Okuma Sonrasında Etkileşim
Kitap bittikten sonra, geleneksel uygulamalarda olduğu gibi, çocuktan okunan hikâyeyi özetlemesi veya canlandırması istenebilir. Hikâyenin canlandırılması çocuğun dil, sosyal, duygusal ve yaratıcılık/üretkenlik becerilerini destekler. Ayrıca hikâyeye yeni bir son oluşturulması da çocuğun yaratıcılığını destekleyecek bir aşamadır (Ergül ve diğerleri, 2016).
Bunların yanı sıra okunan hikâyeye yönelik sohbet edilmesi, çocuğun sosyal-duygusal gelişimini desteklerken ebeveyn ve çocuk arasındaki iletişimi güçlendirecektir. Açık uçlu sorular aracılığıyla çocuğun duygu ve düşüncelerini kendi cümleleri ile ifade etmesi sağlanmalıdır. Örneğin, “Hikâyede en çok nereyi sevdin? Sen olsan bu durumda ne yapardın?” gibi sorular yöneltilebilir. Bu yolla hikâye ile kendi yaşamı arasında bağlantı kuran çocuk, benzer durumlarla karşılaşması halinde alternatif tutumlar geliştirebilecektir (Er, 2016).

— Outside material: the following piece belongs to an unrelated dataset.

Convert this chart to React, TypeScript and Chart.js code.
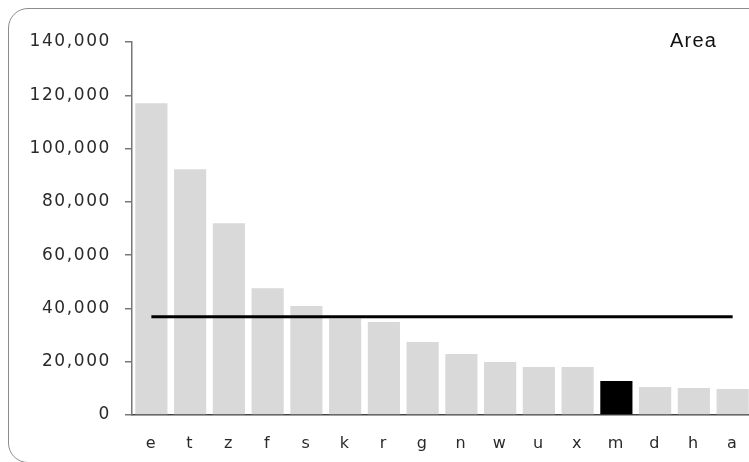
import React, { useEffect, useRef } from "react";
import { Chart, registerables } from "chart.js";

Chart.register(...registerables);

const categories = ["e", "t", "z", "f", "s", "k", "r", "g", "n", "w", "u", "x", "m", "d", "h", "a"];
const areaValues = [117000, 92250, 72000, 47600, 40900, 36250, 34900, 27400, 22900, 19900, 18000, 18000, 12750, 10500, 10100, 9750];
const averageValues = [36900, 36900, 36900, 36900, 36900, 36900, 36900, 36900, 36900, 36900, 36900, 36900, 36900, 36900, 36900, 36900];
const highlighted = "m";
const yTicks = [0, 20000, 40000, 60000, 80000, 100000, 120000, 140000];
const legendLabel = "Area";

export default function App() {
  const ref = useRef<HTMLCanvasElement | null>(null);

  useEffect(() => {
    if (!ref.current) return;
    const spacing = {
      id: "spacing",
      beforeDraw(chart: any) {
        chart.ctx.letterSpacing = "1.6px";
      },
    };
    const chart = new Chart(ref.current, {
      type: "bar",
      data: {
        labels: categories,
        datasets: [
          {
            type: "line",
            label: "Average",
            data: averageValues,
            borderColor: "#000",
            backgroundColor: "#000",
            borderWidth: 3,
            pointRadius: 0,
            order: 0,
          } as any,
          {
            type: "bar",
            label: legendLabel,
            data: areaValues,
            backgroundColor: categories.map((c) => (c === highlighted ? "#000000" : "#d9d9d9")),
            categoryPercentage: 1,
            barPercentage: 0.83,
            order: 1,
          },
        ],
      },
      options: {
        responsive: false,
        animation: false,
        layout: { padding: { left: 0, right: 16, top: 34, bottom: 0 } },
        plugins: {
          legend: { display: false },
          tooltip: { enabled: false },
        },
        scales: {
          x: {
            grid: { display: false, drawTicks: false },
            border: { display: true, color: "#444", width: 1.5 },
            ticks: {
              color: "#2a2a2a",
              padding: 19,
              font: { family: "DejaVu Sans", size: 16 },
            },
            afterFit: (scale: any) => {
              scale.height = 47;
            },
          },
          y: {
            min: 0,
            max: 140000,
            afterBuildTicks: (scale: any) => {
              scale.ticks = yTicks.map((v) => ({ value: v }));
            },
            grid: { drawOnChartArea: false, drawTicks: true, tickLength: 7, color: "#777", lineWidth: 1.5 },
            border: { display: true, color: "#777", width: 1.5 },
            ticks: {
              color: "#2a2a2a",
              padding: 14,
              font: { family: "DejaVu Sans", size: 17 },
              callback: (v: any) => Number(v).toLocaleString("en-US"),
            },
            afterFit: (scale: any) => {
              scale.width = 124;
            },
          },
        },
      },
      plugins: [spacing],
    });
    return () => chart.destroy();
  }, []);

  return (
    <div style={{ position: "fixed", left: 0, top: 0, width: 749, height: 462, overflow: "hidden" }}>
      <div
        style={{
          position: "absolute",
          left: 8,
          top: 8,
          width: 770,
          height: 455,
          boxSizing: "border-box",
          border: "1px solid #8c8c8c",
          borderRadius: 20,
        }}
      />
      <canvas ref={ref} width={760} height={454} style={{ position: "absolute", left: 8, top: 8 }} />
      <div
        style={{
          position: "absolute",
          left: 670,
          top: 30,
          fontFamily: "'Liberation Sans', Arial, sans-serif",
          fontSize: 20,
          lineHeight: "20px",
          letterSpacing: "1.2px",
          color: "#111",
        }}
      >
        {legendLabel}
      </div>
    </div>
  );
}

Yukarıda ele alındığı üzere, erken yıllardan itibaren çocukları ile düzenli olarak etkileşimli kitap okuyan ebeveynler, bir yandan çocuklarının gelişimini desteklerken diğer yandan çocukları ile aktif ve kaliteli zaman geçirerek aralarındaki bağın güçlenmesine katkı sağlayacaklardır.
KAYNAKÇA
- Er, S. (2016). Okulöncesi dönemde anne babaların etkileşimli hikâye kitabı okumalarının
önemi. Başkent University Journal of Education, 3(2), 156-160. - Ergül, C., Sarıca, A. D. ve Akoğlu, G. (2016). Etkileşimli kitap okuma: Dil ve erken
okuryazarlık becerilerinin geliştirilmesinde etkili bir yöntem. Ankara Üniversitesi Eğitim
Bilimleri Fakültesi Özel Eğitim Dergisi, 17(2), 193-204. - Hafızoğlu Çelik, G., Er S. ve Yıldız Bıçakçı, M. (2020). Etkileşimli kitabı okuma sürecinin
çocukların dil gelişimlerine etkisi. Ebelik ve Sağlık Bilimleri Dergisi, 3(1), 1-10.